Polytriptycene@CdS double shell hollow spheres with enhanced interfacial charge transfer for highly efficient photocatalytic hydrogen evolution

Abstract

A double-shell triptycene covalent polymer@CdS hollow sphere (TCP@CdS HS) composite has been successfully synthesized by in situ growing a TCP on the surface of CdS@SiO₂ spheres and then removal of the SiO₂ template via alkali etching. Characterization indicates that an amorphous TCP layer is coated on the thin CdS shell via an electrostatic self-assembly process, and the TCP layer thickness can be tuned by adjusting TCP loading. The photocatalytic hydrogen generation rate of the optimal TCP@CdS HS composite is up to 9480 μmol h⁻¹ g⁻¹ under visible-light irradiation, which is 57, 37 and 18 times higher than those of pristine CdS HS, SiO₂@CdS HS and SiO₂@CdS@SiO₂, respectively.

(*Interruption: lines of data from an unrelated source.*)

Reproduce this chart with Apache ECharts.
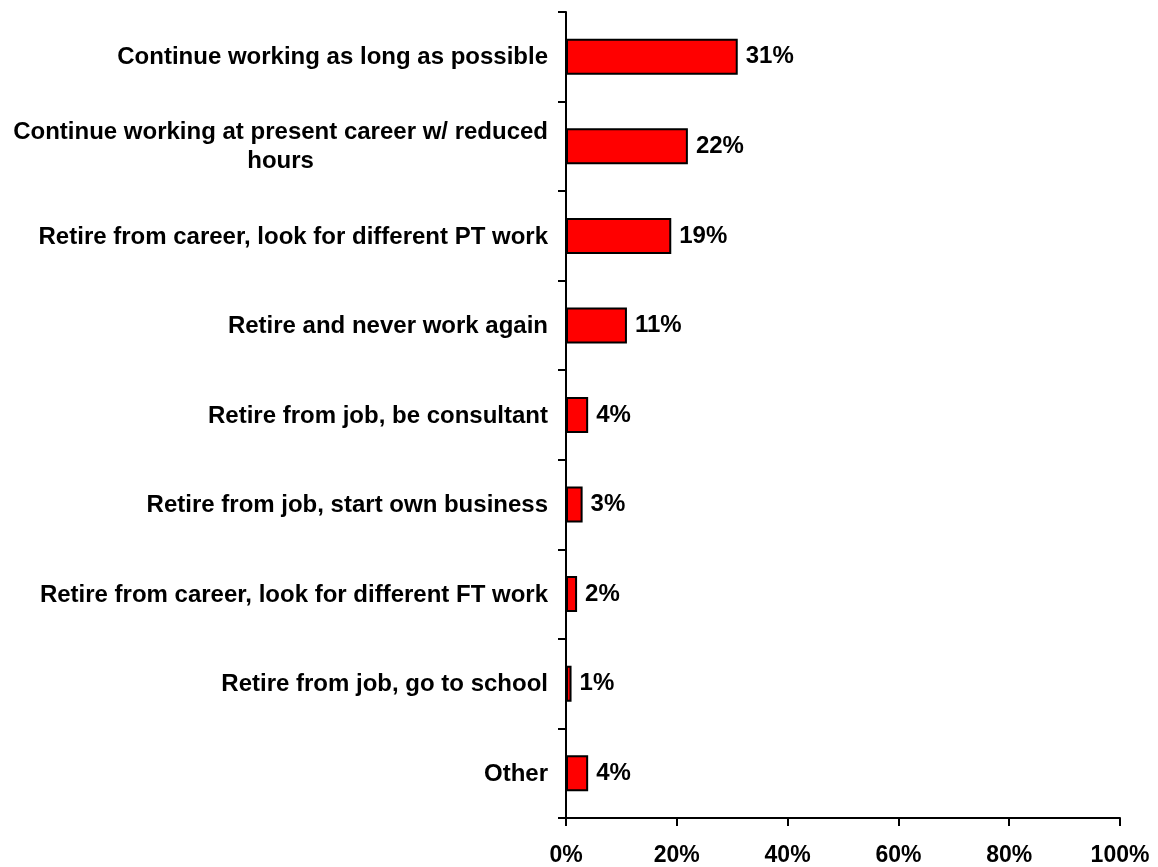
<!DOCTYPE html>
<html>
<head>
<meta charset="utf-8">
<script src="https://cdn.jsdelivr.net/npm/echarts@6/dist/echarts.min.js"></script>
<style>
  html, body { margin: 0; padding: 0; background: #fff; }
  #chart { width: 1158px; height: 867px; }
</style>
</head>
<body>
<div id="chart"></div>
<script>
// Retirement plans, share of respondents (%)
const categories = [
  'Continue working as long as possible',
  'Continue working at present career w/ reduced\nhours',
  'Retire from career, look for different PT work',
  'Retire and never work again',
  'Retire from job, be consultant',
  'Retire from job, start own business',
  'Retire from career, look for different FT work',
  'Retire from job, go to school',
  'Other'
];
const shares = [31, 22, 19, 11, 4, 3, 2, 1, 4];
const xTicks = [0, 20, 40, 60, 80, 100];

const FONT = '"Liberation Sans", Arial, sans-serif';
const chart = echarts.init(document.getElementById('chart'));

chart.setOption({
  backgroundColor: '#ffffff',
  animation: false,
  grid: { left: 566, right: 38, top: 12, bottom: 48, containLabel: false },
  xAxis: {
    type: 'value',
    min: xTicks[0],
    max: xTicks[xTicks.length - 1],
    interval: xTicks[1] - xTicks[0],
    splitLine: { show: false },
    axisLine: { show: true, lineStyle: { color: '#000', width: 2 } },
    axisTick: { show: true, inside: false, length: 8, lineStyle: { color: '#000', width: 2 } },
    axisLabel: {
      margin: 26,
      color: '#000',
      fontFamily: FONT,
      fontWeight: 'bold',
      fontSize: 23,
      formatter: v => v + '%'
    }
  },
  yAxis: {
    type: 'category',
    data: categories,
    inverse: true,
    axisLine: { show: true, lineStyle: { color: '#000', width: 2 } },
    axisTick: { show: true, inside: false, length: 8, lineStyle: { color: '#000', width: 2 } },
    axisLabel: {
      margin: 18,
      color: '#000',
      fontFamily: FONT,
      fontWeight: 'bold',
      fontSize: 24,
      lineHeight: 29,
      formatter: v => v.split('\n').map(s => '{c|' + s + '}').join('\n'),
      rich: {
        c: {
          align: 'center',
          color: '#000',
          fontFamily: FONT,
          fontWeight: 'bold',
          fontSize: 24,
          lineHeight: 29,
          padding: [2, 0, 0, 0]
        }
      }
    }
  },
  series: [{
    type: 'bar',
    data: shares,
    barWidth: 36,
    itemStyle: { color: '#ff0000', borderColor: '#000', borderWidth: 2 },
    label: {
      show: true,
      position: 'right',
      distance: 8,
      color: '#000',
      fontFamily: FONT,
      fontWeight: 'bold',
      fontSize: 24,
      formatter: p => p.value + '%'
    }
  }]
});
</script>
</body>
</html>
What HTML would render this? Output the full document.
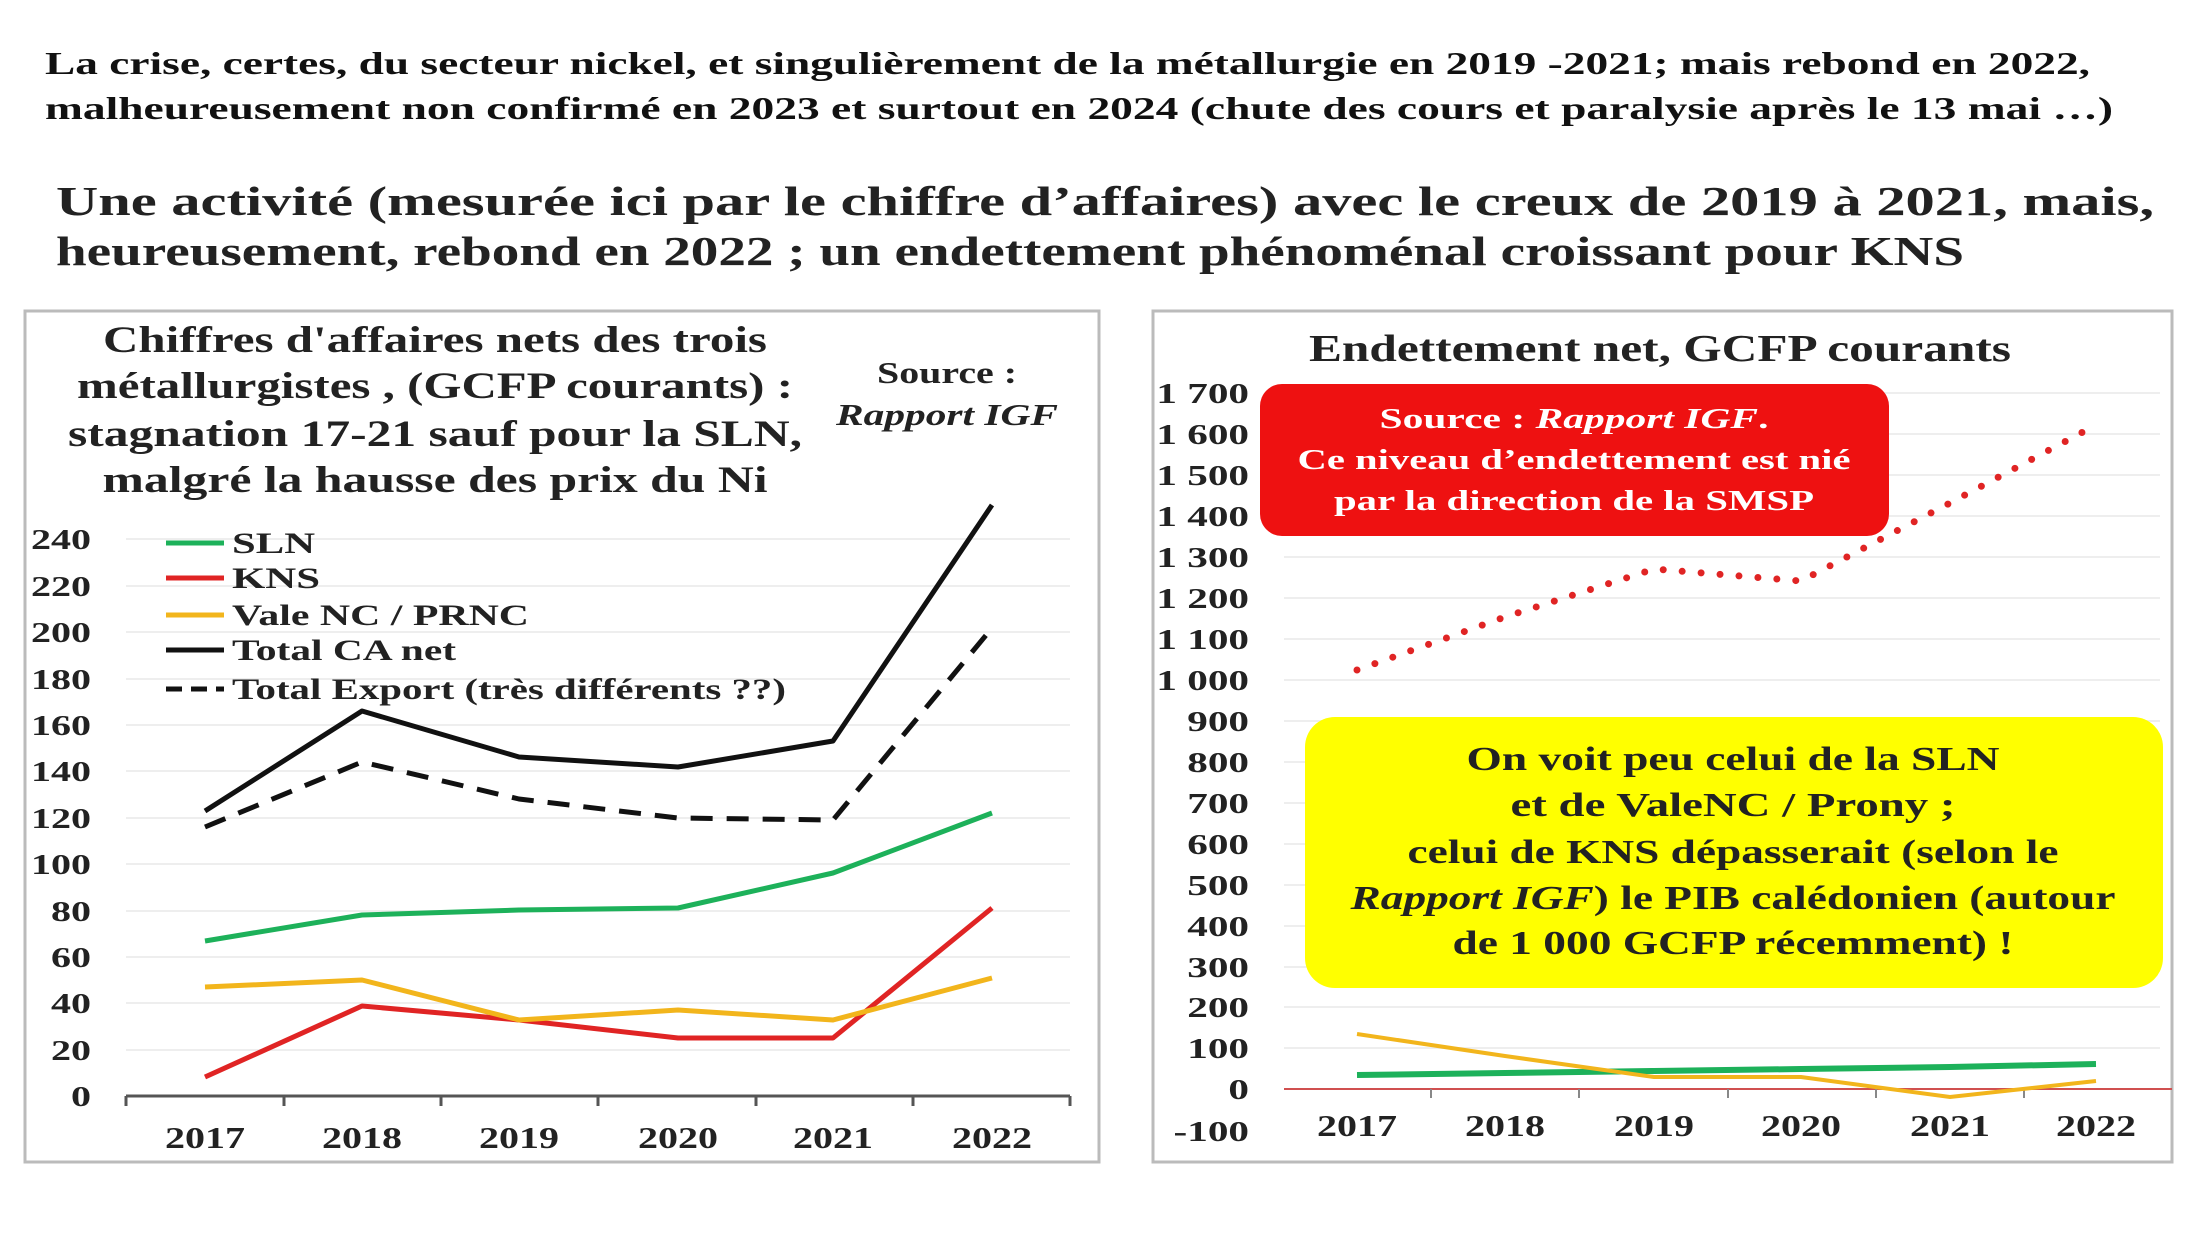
<!DOCTYPE html>
<html><head><meta charset="utf-8"><style>
html,body{margin:0;padding:0;background:#fff;}
svg{display:block;}
text{font-family:"Liberation Serif",serif;font-weight:bold;}
</style></head><body>
<svg width="2200" height="1236" viewBox="0 0 2200 1236" xmlns="http://www.w3.org/2000/svg">
<rect width="2200" height="1236" fill="#fff"/>
<text x="45" y="74" font-size="32" fill="#111" textLength="2045" lengthAdjust="spacingAndGlyphs">La crise, certes, du secteur nickel, et singulièrement de la métallurgie en 2019 -2021; mais rebond en 2022,</text>
<text x="45" y="119" font-size="32" fill="#111" textLength="2068" lengthAdjust="spacingAndGlyphs">malheureusement non confirmé en 2023 et surtout en 2024 (chute des cours et paralysie après le 13 mai …)</text>
<text x="56" y="215" font-size="41" fill="#222" textLength="2098" lengthAdjust="spacingAndGlyphs">Une activité (mesurée ici par le chiffre d’affaires) avec le creux de 2019 à 2021, mais,</text>
<text x="56" y="265" font-size="41" fill="#222" textLength="1908" lengthAdjust="spacingAndGlyphs">heureusement, rebond en 2022 ; un endettement phénoménal croissant pour KNS</text>

<!-- left panel -->
<rect x="25" y="311" width="1074" height="851" fill="#fff" stroke="#bbb" stroke-width="3"/>
<g font-size="37" fill="#222" text-anchor="middle">
<text x="435" y="352" textLength="664" lengthAdjust="spacingAndGlyphs">Chiffres d'affaires nets des trois</text>
<text x="435" y="398" textLength="716" lengthAdjust="spacingAndGlyphs">métallurgistes , (GCFP courants) :</text>
<text x="435" y="446" textLength="734" lengthAdjust="spacingAndGlyphs">stagnation 17-21 sauf pour la SLN,</text>
<text x="435" y="492" textLength="665" lengthAdjust="spacingAndGlyphs">malgré la hausse des prix du Ni</text>
</g>
<text x="947" y="383" font-size="31" fill="#222" text-anchor="middle" textLength="140" lengthAdjust="spacingAndGlyphs">Source :</text>
<text x="947" y="425" font-size="31" fill="#222" text-anchor="middle" font-style="italic" textLength="222" lengthAdjust="spacingAndGlyphs">Rapport IGF</text>
<g stroke="#eee" stroke-width="2">
<line x1="126" y1="1050" x2="1070" y2="1050"/><line x1="126" y1="1003" x2="1070" y2="1003"/><line x1="126" y1="957" x2="1070" y2="957"/><line x1="126" y1="911" x2="1070" y2="911"/><line x1="126" y1="864" x2="1070" y2="864"/><line x1="126" y1="818" x2="1070" y2="818"/><line x1="126" y1="771" x2="1070" y2="771"/><line x1="126" y1="725" x2="1070" y2="725"/><line x1="126" y1="679" x2="1070" y2="679"/><line x1="126" y1="632" x2="1070" y2="632"/><line x1="126" y1="586" x2="1070" y2="586"/><line x1="126" y1="539" x2="1070" y2="539"/>
</g>
<g transform="translate(91,0) scale(1.43,1)">
<g font-size="28" fill="#222" text-anchor="end">
<text x="0" y="1106">0</text><text x="0" y="1060">20</text><text x="0" y="1013">40</text><text x="0" y="967">60</text><text x="0" y="921">80</text><text x="0" y="874">100</text><text x="0" y="828">120</text><text x="0" y="781">140</text><text x="0" y="735">160</text><text x="0" y="689">180</text><text x="0" y="642">200</text><text x="0" y="596">220</text><text x="0" y="549">240</text>
</g></g>
<line x1="126" y1="1096" x2="1070" y2="1096" stroke="#555" stroke-width="3"/>
<g stroke="#555" stroke-width="3">
<line x1="126" y1="1096" x2="126" y2="1106"/><line x1="284" y1="1096" x2="284" y2="1106"/><line x1="441" y1="1096" x2="441" y2="1106"/><line x1="598" y1="1096" x2="598" y2="1106"/><line x1="756" y1="1096" x2="756" y2="1106"/><line x1="913" y1="1096" x2="913" y2="1106"/><line x1="1070" y1="1096" x2="1070" y2="1106"/>
</g>
<g font-size="31" fill="#222" text-anchor="middle">
<text x="205" y="1148" textLength="80" lengthAdjust="spacingAndGlyphs">2017</text><text x="362" y="1148" textLength="80" lengthAdjust="spacingAndGlyphs">2018</text><text x="519" y="1148" textLength="80" lengthAdjust="spacingAndGlyphs">2019</text><text x="678" y="1148" textLength="80" lengthAdjust="spacingAndGlyphs">2020</text><text x="833" y="1148" textLength="80" lengthAdjust="spacingAndGlyphs">2021</text><text x="992" y="1148" textLength="80" lengthAdjust="spacingAndGlyphs">2022</text>
</g>
<g fill="none" stroke-width="5" stroke-linejoin="round">
<polyline stroke="#111" points="205,811 362,711 519,757 678,767 833,741 992,505"/>
<polyline stroke="#111" stroke-dasharray="22,14" points="205,827 362,762 519,799 678,818 833,820 992,628"/>
<polyline stroke="#1db15a" points="205,941 362,915 519,910 678,908 833,873 992,813"/>
<polyline stroke="#e02424" points="205,1077 362,1006 519,1020 678,1038 833,1038 992,908"/>
<polyline stroke="#f2b51c" points="205,987 362,980 519,1020 678,1010 833,1020 992,978"/>
</g>
<g stroke-width="5">
<line x1="166" y1="543" x2="224" y2="543" stroke="#1db15a"/>
<line x1="166" y1="578" x2="224" y2="578" stroke="#e02424"/>
<line x1="166" y1="615" x2="224" y2="615" stroke="#f2b51c"/>
<line x1="166" y1="650" x2="224" y2="650" stroke="#111"/>
<line x1="166" y1="689" x2="224" y2="689" stroke="#111" stroke-dasharray="16,9"/>
</g>
<g font-size="30" fill="#222">
<text x="232" y="553" textLength="83" lengthAdjust="spacingAndGlyphs">SLN</text><text x="232" y="588" textLength="88" lengthAdjust="spacingAndGlyphs">KNS</text><text x="232" y="625" textLength="297" lengthAdjust="spacingAndGlyphs">Vale NC / PRNC</text><text x="232" y="660" textLength="224" lengthAdjust="spacingAndGlyphs">Total CA net</text><text x="232" y="699" textLength="554" lengthAdjust="spacingAndGlyphs">Total Export (très différents ??)</text>
</g>

<!-- right panel -->
<rect x="1153" y="311" width="1019" height="851" fill="#fff" stroke="#bbb" stroke-width="3"/>
<text x="1660" y="361" font-size="38" fill="#222" text-anchor="middle" textLength="702" lengthAdjust="spacingAndGlyphs">Endettement net, GCFP courants</text>
<g stroke="#eee" stroke-width="2">
<line x1="1284" y1="393" x2="2160" y2="393"/><line x1="1284" y1="434" x2="2160" y2="434"/><line x1="1284" y1="475" x2="2160" y2="475"/><line x1="1284" y1="516" x2="2160" y2="516"/><line x1="1284" y1="557" x2="2160" y2="557"/><line x1="1284" y1="598" x2="2160" y2="598"/><line x1="1284" y1="639" x2="2160" y2="639"/><line x1="1284" y1="680" x2="2160" y2="680"/><line x1="1284" y1="721" x2="2160" y2="721"/><line x1="1284" y1="762" x2="2160" y2="762"/><line x1="1284" y1="803" x2="2160" y2="803"/><line x1="1284" y1="844" x2="2160" y2="844"/><line x1="1284" y1="885" x2="2160" y2="885"/><line x1="1284" y1="926" x2="2160" y2="926"/><line x1="1284" y1="967" x2="2160" y2="967"/><line x1="1284" y1="1007" x2="2160" y2="1007"/><line x1="1284" y1="1048" x2="2160" y2="1048"/>
</g>
<g transform="translate(1249,0) scale(1.42,1)">
<g font-size="29" fill="#222" text-anchor="end" font-weight="normal">
<text x="0" y="403">1 700</text><text x="0" y="444">1 600</text><text x="0" y="485">1 500</text><text x="0" y="526">1 400</text><text x="0" y="567">1 300</text><text x="0" y="608">1 200</text><text x="0" y="649">1 100</text><text x="0" y="690">1 000</text><text x="0" y="731">900</text><text x="0" y="772">800</text><text x="0" y="813">700</text><text x="0" y="854">600</text><text x="0" y="895">500</text><text x="0" y="936">400</text><text x="0" y="977">300</text><text x="0" y="1017">200</text><text x="0" y="1058">100</text><text x="0" y="1099">0</text><text x="0" y="1141">-100</text>
</g></g>
<line x1="1284" y1="1089" x2="2172" y2="1089" stroke="#d05050" stroke-width="2"/>
<g stroke="#888" stroke-width="2">
<line x1="1431" y1="1089" x2="1431" y2="1098"/><line x1="1579" y1="1089" x2="1579" y2="1098"/><line x1="1728" y1="1089" x2="1728" y2="1098"/><line x1="1876" y1="1089" x2="1876" y2="1098"/><line x1="2024" y1="1089" x2="2024" y2="1098"/>
</g>
<g font-size="31" fill="#222" text-anchor="middle">
<text x="1357" y="1136" textLength="80" lengthAdjust="spacingAndGlyphs">2017</text><text x="1505" y="1136" textLength="80" lengthAdjust="spacingAndGlyphs">2018</text><text x="1654" y="1136" textLength="80" lengthAdjust="spacingAndGlyphs">2019</text><text x="1801" y="1136" textLength="80" lengthAdjust="spacingAndGlyphs">2020</text><text x="1950" y="1136" textLength="80" lengthAdjust="spacingAndGlyphs">2021</text><text x="2096" y="1136" textLength="80" lengthAdjust="spacingAndGlyphs">2022</text>
</g>
<polyline fill="none" stroke="#e02424" stroke-width="7" stroke-linecap="round" stroke-dasharray="0,19" points="1357,670 1505,617 1654,569 1801,581 1950,503 2096,425"/>
<polyline fill="none" stroke="#1db15a" stroke-width="6" points="1357,1075 1505,1073 1654,1071 1801,1069 1950,1067 2096,1064"/>
<polyline fill="none" stroke="#f2b51c" stroke-width="4" points="1357,1034 1505,1056 1654,1077 1801,1077 1950,1097 2096,1081"/>
<rect x="1260" y="384" width="629" height="152" rx="22" fill="#ee1111"/>
<g font-size="29" fill="#fff" text-anchor="middle">
<text x="1574" y="428" textLength="389" lengthAdjust="spacingAndGlyphs">Source : <tspan font-style="italic">Rapport IGF</tspan>.</text>
<text x="1574" y="469" textLength="553" lengthAdjust="spacingAndGlyphs">Ce niveau d’endettement est nié</text>
<text x="1574" y="510" textLength="480" lengthAdjust="spacingAndGlyphs">par la direction de la SMSP</text>
</g>
<rect x="1305" y="717" width="858" height="271" rx="30" fill="#ffff00"/>
<g font-size="34" fill="#222" text-anchor="middle">
<text x="1733" y="770" textLength="533" lengthAdjust="spacingAndGlyphs">On voit peu celui de la SLN</text>
<text x="1733" y="816" textLength="445" lengthAdjust="spacingAndGlyphs">et de ValeNC / Prony ;</text>
<text x="1733" y="863" textLength="651" lengthAdjust="spacingAndGlyphs">celui de KNS dépasserait (selon le</text>
<text x="1733" y="909" textLength="765" lengthAdjust="spacingAndGlyphs"><tspan font-style="italic">Rapport IGF</tspan>) le PIB calédonien (autour</text>
<text x="1733" y="954" textLength="561" lengthAdjust="spacingAndGlyphs">de 1 000 GCFP récemment) !</text>
</g>
</svg>
</body></html>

Besides, the TCP@CdS HS composite possesses excellent stability, which is superior to that of SiO₂@CdS HS and SiO₂@CdS@SiO₂. An in-depth study of the electron transfer process and the photocatalytic mechanism was performed by in situ transient photovoltage experiments, which indicate that the TCP can facilitate the diffusion of hydrogen and stabilize the photoinduced electrons. This work provides an effective strategy to design novel hollow sphere heterostructures for solar energy conversion.